# Work to be completed
Give an exact copy of every line, leaving images out.

# Material provided
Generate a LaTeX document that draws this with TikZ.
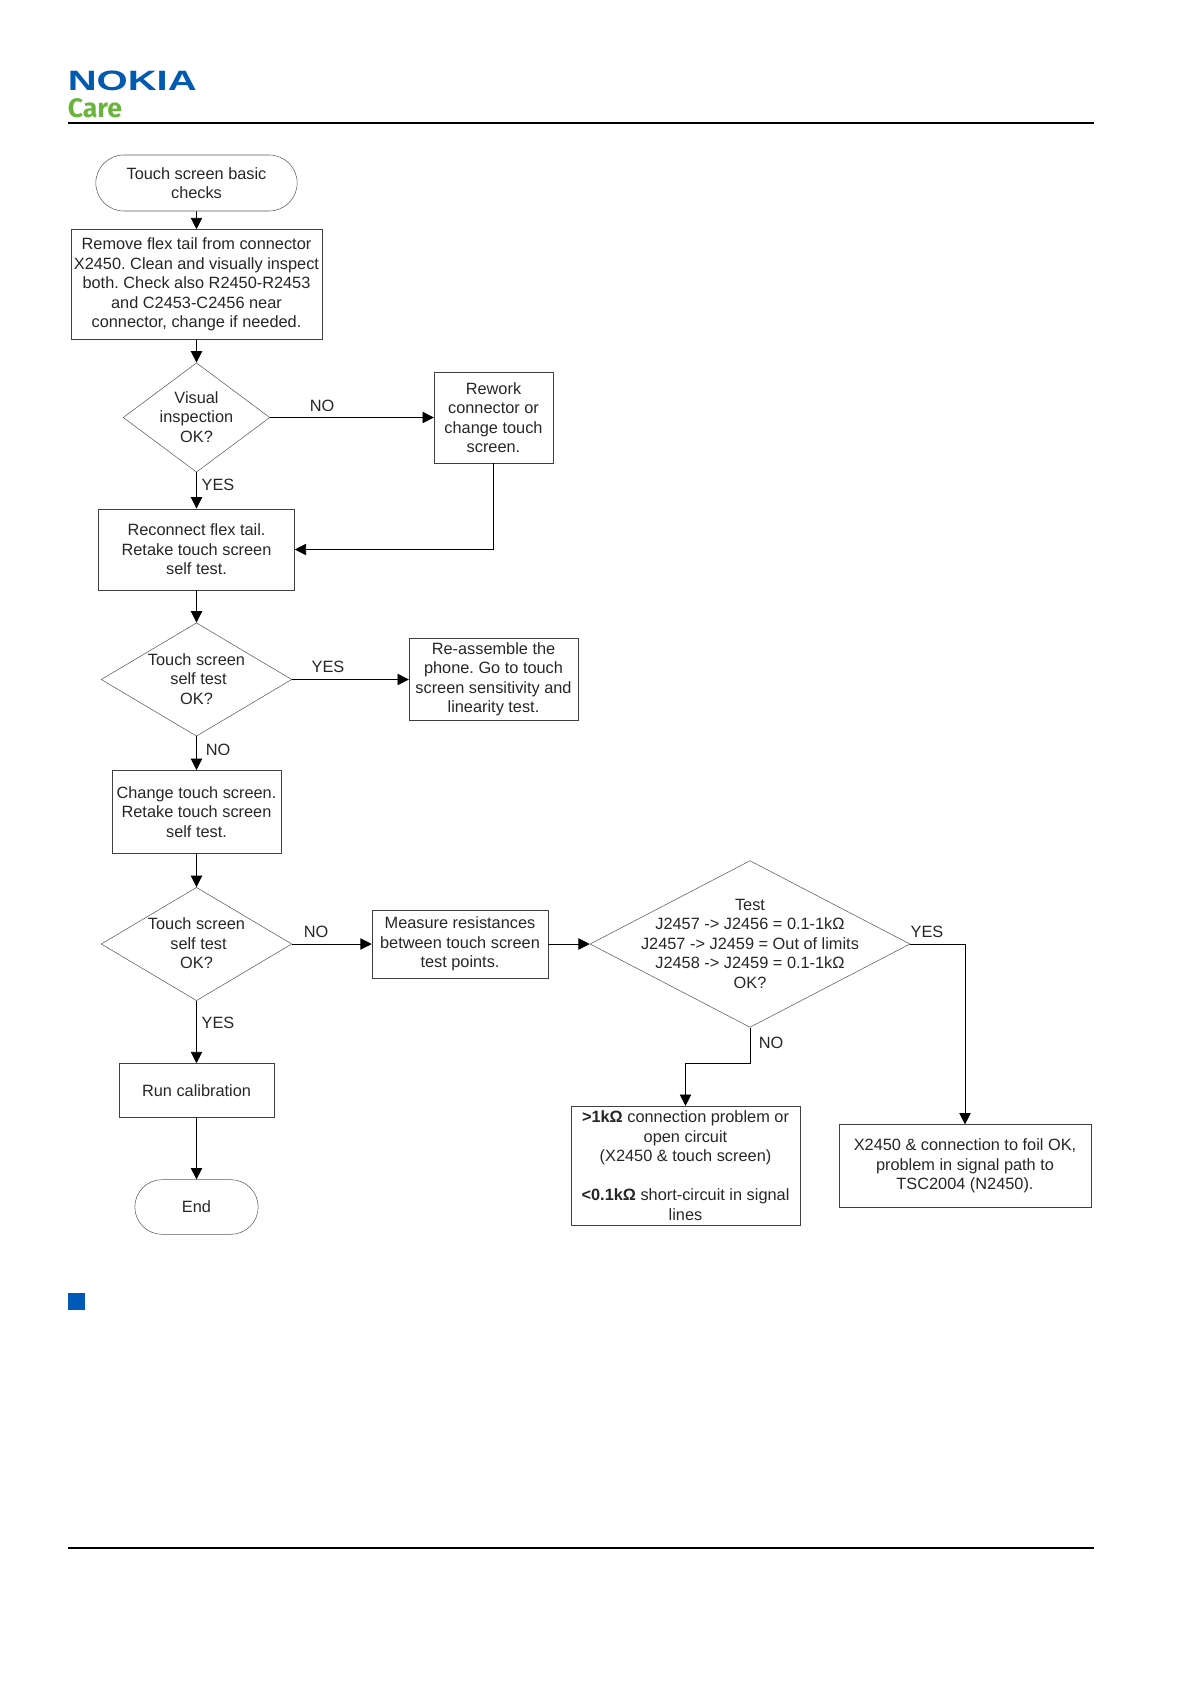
\documentclass[tikz,border=0pt]{standalone}
\usepackage{fontspec}
\setmainfont{Liberation Sans}
\newfontfamily\carefont{Fira Sans}
\usetikzlibrary{shapes.geometric,shapes.misc,arrows.meta}

\definecolor{nokiablue}{RGB}{0,90,175}
\definecolor{caregreen}{RGB}{106,180,62}
\definecolor{squareblue}{RGB}{0,88,184}

\tikzset{
  flowtext/.style={font=\fontsize{12.25}{14.6}\selectfont\frenchspacing, align=center, text=black!85},
  termbox/.style={rounded rectangle, draw=black!65, flowtext, inner sep=0pt},
  stepbox/.style={rectangle, draw=black!75, flowtext, inner sep=0pt},
  askbox/.style={diamond, draw=black!65, flowtext, inner sep=0pt},
  answer/.style={flowtext},
  flow/.style={draw=black, line width=.6pt, -{Triangle[length=8.5pt,width=8.5pt]}}
}
% text of a diamond may pass over its size
\newcommand{\asktext}[1]{\makebox[0pt]{\smash{\raisebox{-4pt}{\begin{tabular}{@{}c@{}}#1\end{tabular}}}}}

\begin{document}
\begin{tikzpicture}[x=.75pt,y=-.75pt]

          \useasboundingbox (0,0) rectangle (1191,1684);

          % header and footer
          \node[inner sep=0pt, anchor=west, text=nokiablue, font=\fontsize{21}{21}\bfseries\selectfont] (nokia)
            at (67.5,81) {\scalebox{1.43}[1]{NOKIA}};
          \node[inner sep=0pt, anchor=west, text=caregreen, font=\fontsize{20}{20}\carefont\bfseries\selectfont] (care)
            at (67.5,108) {Care};
          \coordinate (headl) at (68,123);
          \coordinate (headr) at (1094,123);
          \coordinate (footl) at (68,1548);
          \coordinate (footr) at (1094,1548);
          \draw[line width=1.1pt] (headl) -- (headr);
          \draw[line width=1.1pt] (footl) -- (footr);
          \fill[squareblue] (68,1293) rectangle (85,1310);

          \begin{scope}[every node/.append style={termbox}]
            \node[minimum width=151pt, minimum height=42pt] (start) at (196.5,183) {Touch screen basic\\checks};
            \node[minimum width=92.5pt, minimum height=41pt] (end) at (196.5,1207) {End};
          \end{scope}

          \begin{scope}[every node/.append style={stepbox}]
            \node[minimum width=188pt, minimum height=82.5pt] (remove) at (196.5,284.5)
              {Remove flex tail from connector\\X2450. Clean and visually inspect\\both. Check also R2450-R2453\\and C2453-C2456 near\\connector, change if needed.};
            \node[minimum width=89pt, minimum height=68pt] (rework) at (493.5,417.5) {Rework\\connector or\\change touch\\screen.};
            \node[minimum width=147pt, minimum height=61pt] (reconnect) at (196.5,549.5) {Reconnect flex tail.\\Retake touch screen\\self test.};
            \node[minimum width=126.5pt, minimum height=61.5pt] (reassemble) at (493.5,679.5) {Re-assemble the\\phone. Go to touch\\screen sensitivity and\\linearity test.};
            \node[minimum width=127pt, minimum height=62.5pt] (change) at (196.5,812) {Change touch screen.\\Retake touch screen\\self test.};
            \node[minimum width=132pt, minimum height=51pt] (measure) at (460,944) {Measure resistances\\between touch screen\\test points.};
            \node[minimum width=116pt, minimum height=40.5pt] (calib) at (196.5,1090.5) {Run calibration};
            \node[minimum width=171.5pt, minimum height=89pt] (openshort) at (685.5,1165.5)
              {\textbf{>1kΩ} connection problem or\\open circuit\\(X2450 \& touch screen)\\[14.6pt]\textbf{<0.1kΩ} short-circuit in signal\\lines};
            \node[minimum width=189pt, minimum height=62pt] (signal) at (965,1166) {X2450 \& connection to foil OK,\\problem in signal path to\\TSC2004 (N2450).};
          \end{scope}

          \begin{scope}[every node/.append style={askbox}]
            \node[minimum width=110pt, minimum height=82pt] (visual) at (196.5,417.5) {\asktext{Visual\\inspection\\OK?}};
            \node[minimum width=143pt, minimum height=85pt] (self1) at (196.5,679.5) {\asktext{Touch screen\\\hspace{3pt}self test\\OK?}};
            \node[minimum width=143pt, minimum height=85pt] (self2) at (196.5,944) {\asktext{Touch screen\\\hspace{3pt}self test\\OK?}};
            \node[minimum width=240pt, minimum height=125pt] (test) at (750,944)
              {\asktext{Test\\J2457 -> J2456 = 0.1-1kΩ\\J2457 -> J2459 = Out of limits\\J2458 -> J2459 = 0.1-1kΩ\\OK?}};
          \end{scope}

          \begin{scope}[every node/.append style={answer}]
            \node (no1) at (322,406) {NO};
            \node (yes1) at (218,485) {YES};
            \node (yes2) at (328,667) {YES};
            \node (no2) at (218,750) {NO};
            \node (no3) at (316,932) {NO};
            \node (yes3) at (218,1023) {YES};
            \node (yes4) at (927,932) {YES};
            \node (no4) at (771,1043) {NO};
          \end{scope}

          \coordinate (bend) at (750,1063);
          \begin{scope}[every edge/.style={flow}]
            \path (start) edge (remove);
            \path (remove) edge (visual);
            \path (visual) edge (rework);
            \path (visual) edge (reconnect);
            \path (reconnect) edge (self1);
            \path (self1) edge (reassemble);
            \path (self1) edge (change);
            \path (change) edge (self2);
            \path (self2) edge (measure);
            \path (self2) edge (calib);
            \path (calib) edge (end);
            \path (measure) edge (test);
          \end{scope}
          \draw[flow] (rework.south) |- (reconnect.east);
          \draw[flow] (test.east) -| (signal.north);
          \draw[flow] (test.south) -- (bend) -| (openshort.north);

        \end{tikzpicture}
\end{document}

# Task answer
Generate a LaTeX document that draws this with TikZ.
\documentclass[tikz,border=0pt]{standalone}
\usepackage{fontspec}
\setmainfont{Liberation Sans}
\newfontfamily\carefont{Fira Sans}
\usetikzlibrary{shapes.geometric,shapes.misc,arrows.meta}

\definecolor{nokiablue}{RGB}{0,90,175}
\definecolor{caregreen}{RGB}{106,180,62}
\definecolor{squareblue}{RGB}{0,88,184}

\tikzset{
  flowtext/.style={font=\fontsize{12.25}{14.6}\selectfont\frenchspacing, align=center, text=black!85},
  termbox/.style={rounded rectangle, draw=black!65, flowtext, inner sep=0pt},
  stepbox/.style={rectangle, draw=black!75, flowtext, inner sep=0pt},
  askbox/.style={diamond, draw=black!65, flowtext, inner sep=0pt},
  answer/.style={flowtext},
  flow/.style={draw=black, line width=.6pt, -{Triangle[length=8.5pt,width=8.5pt]}}
}
% text of a diamond may pass over its size
\newcommand{\asktext}[1]{\makebox[0pt]{\smash{\raisebox{-4pt}{\begin{tabular}{@{}c@{}}#1\end{tabular}}}}}

\begin{document}
\begin{tikzpicture}[x=.75pt,y=-.75pt]

          \useasboundingbox (0,0) rectangle (1191,1684);

          % header and footer
          \node[inner sep=0pt, anchor=west, text=nokiablue, font=\fontsize{21}{21}\bfseries\selectfont] (nokia)
            at (67.5,81) {\scalebox{1.43}[1]{NOKIA}};
          \node[inner sep=0pt, anchor=west, text=caregreen, font=\fontsize{20}{20}\carefont\bfseries\selectfont] (care)
            at (67.5,108) {Care};
          \coordinate (headl) at (68,123);
          \coordinate (headr) at (1094,123);
          \coordinate (footl) at (68,1548);
          \coordinate (footr) at (1094,1548);
          \draw[line width=1.1pt] (headl) -- (headr);
          \draw[line width=1.1pt] (footl) -- (footr);
          \fill[squareblue] (68,1293) rectangle (85,1310);

          \begin{scope}[every node/.append style={termbox}]
            \node[minimum width=151pt, minimum height=42pt] (start) at (196.5,183) {Touch screen basic\\checks};
            \node[minimum width=92.5pt, minimum height=41pt] (end) at (196.5,1207) {End};
          \end{scope}

          \begin{scope}[every node/.append style={stepbox}]
            \node[minimum width=188pt, minimum height=82.5pt] (remove) at (196.5,284.5)
              {Remove flex tail from connector\\X2450. Clean and visually inspect\\both. Check also R2450-R2453\\and C2453-C2456 near\\connector, change if needed.};
            \node[minimum width=89pt, minimum height=68pt] (rework) at (493.5,417.5) {Rework\\connector or\\change touch\\screen.};
            \node[minimum width=147pt, minimum height=61pt] (reconnect) at (196.5,549.5) {Reconnect flex tail.\\Retake touch screen\\self test.};
            \node[minimum width=126.5pt, minimum height=61.5pt] (reassemble) at (493.5,679.5) {Re-assemble the\\phone. Go to touch\\screen sensitivity and\\linearity test.};
            \node[minimum width=127pt, minimum height=62.5pt] (change) at (196.5,812) {Change touch screen.\\Retake touch screen\\self test.};
            \node[minimum width=132pt, minimum height=51pt] (measure) at (460,944) {Measure resistances\\between touch screen\\test points.};
            \node[minimum width=116pt, minimum height=40.5pt] (calib) at (196.5,1090.5) {Run calibration};
            \node[minimum width=171.5pt, minimum height=89pt] (openshort) at (685.5,1165.5)
              {\textbf{>1kΩ} connection problem or\\open circuit\\(X2450 \& touch screen)\\[14.6pt]\textbf{<0.1kΩ} short-circuit in signal\\lines};
            \node[minimum width=189pt, minimum height=62pt] (signal) at (965,1166) {X2450 \& connection to foil OK,\\problem in signal path to\\TSC2004 (N2450).};
          \end{scope}

          \begin{scope}[every node/.append style={askbox}]
            \node[minimum width=110pt, minimum height=82pt] (visual) at (196.5,417.5) {\asktext{Visual\\inspection\\OK?}};
            \node[minimum width=143pt, minimum height=85pt] (self1) at (196.5,679.5) {\asktext{Touch screen\\\hspace{3pt}self test\\OK?}};
            \node[minimum width=143pt, minimum height=85pt] (self2) at (196.5,944) {\asktext{Touch screen\\\hspace{3pt}self test\\OK?}};
            \node[minimum width=240pt, minimum height=125pt] (test) at (750,944)
              {\asktext{Test\\J2457 -> J2456 = 0.1-1kΩ\\J2457 -> J2459 = Out of limits\\J2458 -> J2459 = 0.1-1kΩ\\OK?}};
          \end{scope}

          \begin{scope}[every node/.append style={answer}]
            \node (no1) at (322,406) {NO};
            \node (yes1) at (218,485) {YES};
            \node (yes2) at (328,667) {YES};
            \node (no2) at (218,750) {NO};
            \node (no3) at (316,932) {NO};
            \node (yes3) at (218,1023) {YES};
            \node (yes4) at (927,932) {YES};
            \node (no4) at (771,1043) {NO};
          \end{scope}

          \coordinate (bend) at (750,1063);
          \begin{scope}[every edge/.style={flow}]
            \path (start) edge (remove);
            \path (remove) edge (visual);
            \path (visual) edge (rework);
            \path (visual) edge (reconnect);
            \path (reconnect) edge (self1);
            \path (self1) edge (reassemble);
            \path (self1) edge (change);
            \path (change) edge (self2);
            \path (self2) edge (measure);
            \path (self2) edge (calib);
            \path (calib) edge (end);
            \path (measure) edge (test);
          \end{scope}
          \draw[flow] (rework.south) |- (reconnect.east);
          \draw[flow] (test.east) -| (signal.north);
          \draw[flow] (test.south) -- (bend) -| (openshort.north);

        \end{tikzpicture}
\end{document}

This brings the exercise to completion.